LEA with RBP or R13 as a base can be slower on Intel if the addressing mode didn't already have a +displacement constant.

e.g. lea eax, [rbp + 12] is encodeable as-written, and is just as fast as lea eax, [rcx + 12].

But lea eax, [rbp + rcx*4] can only be encoded in machine code as lea eax, [rbp + rcx*4 + 0] (because of addressing mode escape-code stuff), which is a 3-component LEA, and thus slower on Intel (3 cycle latency on Sandybridge-family instead of 1 cycle, see https://agner.org/optimize/ instruction tables and microarch PDF). On AMD, having a scaled-index would already make it a slow-LEA even with lea eax, [rdx + rcx*4]

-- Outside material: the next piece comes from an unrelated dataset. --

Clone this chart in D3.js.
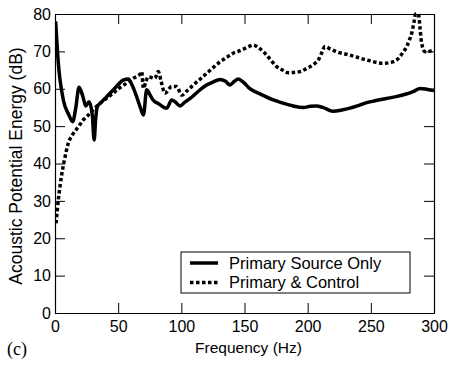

Outside of LEA, using RBP / R13 as the base in any addressing mode always requires a disp8/32 byte or dword, but I don't think the actual AGUs are slower for a 3-component addressing mode. So it's just a code-size effect.


Other cases include Which Intel microarchitecture introduced the ADC reg,0 single-uop special case? where the short-form 2-byte encoding for adc al, imm8 is 2 uops even on modern uarches like Skylake, where adc bl, imm8 is 1 uop.

So not only does the adc reg,0 special case not work for adc al,0 on Sandybridge through Haswell, Broadwell and newer forgot (or chose not to) optimize how that encoding decodes to uops. (Of course you could manually encode adc al,0 using the 3-byte Mod/RM encoding, but assemblers will always pick the shortest encoding so adc al,0 will assemble to the short form by default.) Only a problem with byte registers; adc eax,0 will use the opcode ModRM imm8 3-byte encoding, not 5-byte opcode imm32.

For other cases of op al,imm8, the only difference is code-size, which only indirectly matters for performance. (Because of decoding, uop-cache packing, and I-cache misses).

See Tips for golfing in x86/x64 machine code for more about special cases of code-size, like xchg eax, ecx being 1-byte vs. xchg edx, ecx being 2 bytes.


add rsp, 8 can need an extra stack-sync uop if there hasn't been an explicit use of RSP or ESP since the last push/pop/call/ret (along the path of execution of course, not in the static code layout). (What is the stack engine in the Sandybridge microarchitecture?). This is why compilers like clang use a dummy push or pop to reserve / free a single stack slot: Why does this function push RAX to the stack as the first operation?